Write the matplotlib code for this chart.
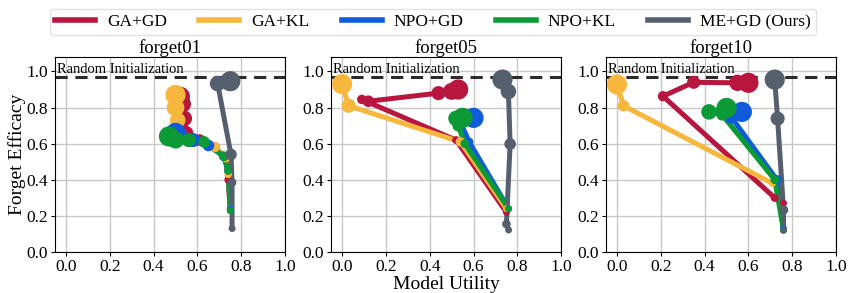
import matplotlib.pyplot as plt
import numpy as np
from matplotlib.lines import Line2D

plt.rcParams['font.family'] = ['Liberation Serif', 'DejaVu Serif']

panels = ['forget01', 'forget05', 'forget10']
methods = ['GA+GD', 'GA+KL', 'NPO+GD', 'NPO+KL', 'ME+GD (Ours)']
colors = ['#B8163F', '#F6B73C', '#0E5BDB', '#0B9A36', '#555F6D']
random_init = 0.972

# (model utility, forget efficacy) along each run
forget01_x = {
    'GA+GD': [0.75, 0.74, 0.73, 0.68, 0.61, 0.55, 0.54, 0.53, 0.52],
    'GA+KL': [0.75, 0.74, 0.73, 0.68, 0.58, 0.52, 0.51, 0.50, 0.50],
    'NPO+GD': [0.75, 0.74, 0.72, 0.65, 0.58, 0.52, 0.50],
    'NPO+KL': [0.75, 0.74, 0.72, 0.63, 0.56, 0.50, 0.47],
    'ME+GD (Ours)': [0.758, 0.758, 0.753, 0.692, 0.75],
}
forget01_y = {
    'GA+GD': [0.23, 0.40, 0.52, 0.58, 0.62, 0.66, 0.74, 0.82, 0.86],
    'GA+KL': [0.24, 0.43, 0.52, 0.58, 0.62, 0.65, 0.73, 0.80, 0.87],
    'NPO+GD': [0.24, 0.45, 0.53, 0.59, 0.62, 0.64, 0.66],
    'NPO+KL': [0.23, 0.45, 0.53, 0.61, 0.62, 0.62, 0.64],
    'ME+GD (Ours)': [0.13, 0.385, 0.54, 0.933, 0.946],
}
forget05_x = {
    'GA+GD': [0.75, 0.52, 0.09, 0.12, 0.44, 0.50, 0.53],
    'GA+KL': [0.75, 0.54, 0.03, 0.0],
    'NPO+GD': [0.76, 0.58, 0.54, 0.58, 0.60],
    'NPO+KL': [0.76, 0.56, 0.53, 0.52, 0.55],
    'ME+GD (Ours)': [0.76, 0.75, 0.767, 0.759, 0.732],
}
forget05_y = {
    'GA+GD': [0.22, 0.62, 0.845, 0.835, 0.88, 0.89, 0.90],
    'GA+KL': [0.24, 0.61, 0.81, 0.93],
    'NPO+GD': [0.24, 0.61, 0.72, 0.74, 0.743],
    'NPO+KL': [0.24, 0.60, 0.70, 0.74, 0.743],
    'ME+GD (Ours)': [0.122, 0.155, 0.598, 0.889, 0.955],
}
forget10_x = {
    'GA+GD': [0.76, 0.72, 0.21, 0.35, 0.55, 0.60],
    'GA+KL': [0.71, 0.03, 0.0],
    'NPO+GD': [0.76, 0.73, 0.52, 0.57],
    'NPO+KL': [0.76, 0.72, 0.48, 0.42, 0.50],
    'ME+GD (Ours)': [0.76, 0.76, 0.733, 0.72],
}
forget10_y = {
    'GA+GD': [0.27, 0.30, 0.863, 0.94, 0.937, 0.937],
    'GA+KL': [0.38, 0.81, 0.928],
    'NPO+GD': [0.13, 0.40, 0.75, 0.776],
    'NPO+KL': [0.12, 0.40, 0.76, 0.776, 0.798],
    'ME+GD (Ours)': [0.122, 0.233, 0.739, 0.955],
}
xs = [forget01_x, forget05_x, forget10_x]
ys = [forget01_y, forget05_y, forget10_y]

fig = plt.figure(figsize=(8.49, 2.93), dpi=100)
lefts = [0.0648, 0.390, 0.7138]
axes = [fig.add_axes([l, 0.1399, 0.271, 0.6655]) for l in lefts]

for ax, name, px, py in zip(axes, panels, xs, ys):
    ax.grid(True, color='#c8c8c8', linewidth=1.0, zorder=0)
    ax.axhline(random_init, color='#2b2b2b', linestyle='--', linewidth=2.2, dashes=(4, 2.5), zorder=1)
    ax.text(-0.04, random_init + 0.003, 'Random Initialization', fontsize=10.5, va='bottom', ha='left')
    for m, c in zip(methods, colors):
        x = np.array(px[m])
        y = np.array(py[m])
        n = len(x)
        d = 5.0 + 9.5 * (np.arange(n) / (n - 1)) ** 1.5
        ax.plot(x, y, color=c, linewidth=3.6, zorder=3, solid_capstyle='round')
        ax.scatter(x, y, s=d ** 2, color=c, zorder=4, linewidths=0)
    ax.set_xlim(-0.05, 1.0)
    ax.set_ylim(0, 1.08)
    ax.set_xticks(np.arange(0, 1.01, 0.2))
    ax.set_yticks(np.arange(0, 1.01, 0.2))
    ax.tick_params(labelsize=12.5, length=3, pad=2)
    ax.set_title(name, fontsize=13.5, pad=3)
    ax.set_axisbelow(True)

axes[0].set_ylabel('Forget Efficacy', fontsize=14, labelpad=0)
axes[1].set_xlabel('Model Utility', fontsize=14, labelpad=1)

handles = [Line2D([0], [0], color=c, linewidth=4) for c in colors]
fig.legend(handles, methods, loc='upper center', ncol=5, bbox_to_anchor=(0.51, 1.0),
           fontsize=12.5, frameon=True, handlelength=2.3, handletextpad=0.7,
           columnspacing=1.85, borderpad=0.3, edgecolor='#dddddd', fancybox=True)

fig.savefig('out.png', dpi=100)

=====

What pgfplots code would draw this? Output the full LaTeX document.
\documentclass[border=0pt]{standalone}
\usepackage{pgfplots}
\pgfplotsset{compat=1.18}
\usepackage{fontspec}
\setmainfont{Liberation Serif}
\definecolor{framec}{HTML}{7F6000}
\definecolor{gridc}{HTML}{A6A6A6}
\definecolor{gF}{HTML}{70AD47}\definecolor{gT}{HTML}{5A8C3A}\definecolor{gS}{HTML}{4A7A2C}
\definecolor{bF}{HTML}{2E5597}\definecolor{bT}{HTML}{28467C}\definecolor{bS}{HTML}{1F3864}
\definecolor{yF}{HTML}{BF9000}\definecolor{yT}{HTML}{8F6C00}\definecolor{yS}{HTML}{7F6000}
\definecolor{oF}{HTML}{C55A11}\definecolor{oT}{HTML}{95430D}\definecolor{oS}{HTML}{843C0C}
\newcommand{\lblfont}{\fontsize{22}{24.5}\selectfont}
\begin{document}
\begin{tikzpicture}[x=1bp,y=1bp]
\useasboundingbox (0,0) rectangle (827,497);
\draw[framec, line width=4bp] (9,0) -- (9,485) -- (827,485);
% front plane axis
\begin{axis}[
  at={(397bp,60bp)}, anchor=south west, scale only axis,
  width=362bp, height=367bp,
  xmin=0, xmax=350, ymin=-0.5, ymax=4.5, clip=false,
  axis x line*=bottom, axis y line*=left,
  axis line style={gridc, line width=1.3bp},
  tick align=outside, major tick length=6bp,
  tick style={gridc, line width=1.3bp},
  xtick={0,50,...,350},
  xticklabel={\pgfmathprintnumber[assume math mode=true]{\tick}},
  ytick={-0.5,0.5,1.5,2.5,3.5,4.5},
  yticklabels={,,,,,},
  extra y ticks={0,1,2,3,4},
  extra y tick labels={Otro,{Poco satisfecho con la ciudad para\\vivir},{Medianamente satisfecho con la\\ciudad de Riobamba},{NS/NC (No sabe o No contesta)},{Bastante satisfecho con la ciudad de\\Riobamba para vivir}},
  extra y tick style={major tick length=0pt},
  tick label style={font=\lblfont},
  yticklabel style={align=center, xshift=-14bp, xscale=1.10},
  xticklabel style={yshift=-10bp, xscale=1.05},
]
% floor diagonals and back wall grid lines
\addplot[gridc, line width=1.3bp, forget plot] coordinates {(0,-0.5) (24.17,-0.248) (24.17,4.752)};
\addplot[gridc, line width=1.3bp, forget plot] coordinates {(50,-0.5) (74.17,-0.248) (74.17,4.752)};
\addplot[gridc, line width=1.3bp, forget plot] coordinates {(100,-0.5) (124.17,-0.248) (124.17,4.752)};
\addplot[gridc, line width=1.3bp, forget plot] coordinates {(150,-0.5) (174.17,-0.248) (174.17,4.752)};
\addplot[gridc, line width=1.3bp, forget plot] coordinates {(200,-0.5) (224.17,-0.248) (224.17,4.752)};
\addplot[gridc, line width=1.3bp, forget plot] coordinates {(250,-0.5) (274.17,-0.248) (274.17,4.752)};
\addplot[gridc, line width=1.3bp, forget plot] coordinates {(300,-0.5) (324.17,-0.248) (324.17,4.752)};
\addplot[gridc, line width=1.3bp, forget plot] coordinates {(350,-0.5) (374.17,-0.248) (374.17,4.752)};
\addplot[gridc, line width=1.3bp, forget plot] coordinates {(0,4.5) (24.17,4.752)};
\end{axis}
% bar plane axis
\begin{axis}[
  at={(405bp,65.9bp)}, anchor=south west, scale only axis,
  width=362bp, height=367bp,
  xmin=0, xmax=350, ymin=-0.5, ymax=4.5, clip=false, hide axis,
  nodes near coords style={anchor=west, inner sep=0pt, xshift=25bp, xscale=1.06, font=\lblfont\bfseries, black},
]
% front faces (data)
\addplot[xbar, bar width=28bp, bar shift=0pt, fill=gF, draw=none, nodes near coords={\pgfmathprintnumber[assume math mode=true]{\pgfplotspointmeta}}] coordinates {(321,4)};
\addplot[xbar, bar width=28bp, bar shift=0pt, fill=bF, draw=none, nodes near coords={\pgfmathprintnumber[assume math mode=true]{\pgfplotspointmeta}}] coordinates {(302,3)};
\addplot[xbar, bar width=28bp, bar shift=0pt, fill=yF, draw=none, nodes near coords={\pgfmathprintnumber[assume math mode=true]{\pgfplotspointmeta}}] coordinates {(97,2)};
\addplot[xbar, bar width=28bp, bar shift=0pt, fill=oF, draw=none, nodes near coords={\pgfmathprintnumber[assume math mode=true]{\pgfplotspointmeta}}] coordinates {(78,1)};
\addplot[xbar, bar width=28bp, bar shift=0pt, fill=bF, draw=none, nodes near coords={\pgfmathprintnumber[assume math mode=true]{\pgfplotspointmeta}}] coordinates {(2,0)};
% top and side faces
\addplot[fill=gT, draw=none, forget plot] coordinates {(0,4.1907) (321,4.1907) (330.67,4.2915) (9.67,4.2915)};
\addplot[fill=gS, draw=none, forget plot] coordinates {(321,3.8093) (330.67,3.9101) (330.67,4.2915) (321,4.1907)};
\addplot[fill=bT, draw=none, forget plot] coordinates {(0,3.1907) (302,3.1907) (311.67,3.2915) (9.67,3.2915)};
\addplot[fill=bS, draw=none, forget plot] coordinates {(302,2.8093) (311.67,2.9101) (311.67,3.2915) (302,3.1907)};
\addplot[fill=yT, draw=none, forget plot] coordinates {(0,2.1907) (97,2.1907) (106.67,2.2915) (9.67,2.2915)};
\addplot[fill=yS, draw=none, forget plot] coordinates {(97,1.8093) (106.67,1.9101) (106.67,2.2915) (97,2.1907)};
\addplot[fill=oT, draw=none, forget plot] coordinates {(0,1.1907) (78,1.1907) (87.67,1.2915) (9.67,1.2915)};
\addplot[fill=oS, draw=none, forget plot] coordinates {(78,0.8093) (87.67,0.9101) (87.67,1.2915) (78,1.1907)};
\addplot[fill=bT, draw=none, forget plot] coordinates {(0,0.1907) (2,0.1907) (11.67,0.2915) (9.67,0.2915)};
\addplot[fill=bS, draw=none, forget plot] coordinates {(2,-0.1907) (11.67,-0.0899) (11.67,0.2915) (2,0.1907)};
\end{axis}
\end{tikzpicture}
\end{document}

=====

INSTRUCTIONS TO FOLLOW:
Omit all pictures, and reproduce exactly the lines from the one holding "Write the matplotlib code for this chart." through the one holding "random_init = 0.972", both included.

TASK RESPONSE:
Write the matplotlib code for this chart.
import matplotlib.pyplot as plt
import numpy as np
from matplotlib.lines import Line2D

plt.rcParams['font.family'] = ['Liberation Serif', 'DejaVu Serif']

panels = ['forget01', 'forget05', 'forget10']
methods = ['GA+GD', 'GA+KL', 'NPO+GD', 'NPO+KL', 'ME+GD (Ours)']
colors = ['#B8163F', '#F6B73C', '#0E5BDB', '#0B9A36', '#555F6D']
random_init = 0.972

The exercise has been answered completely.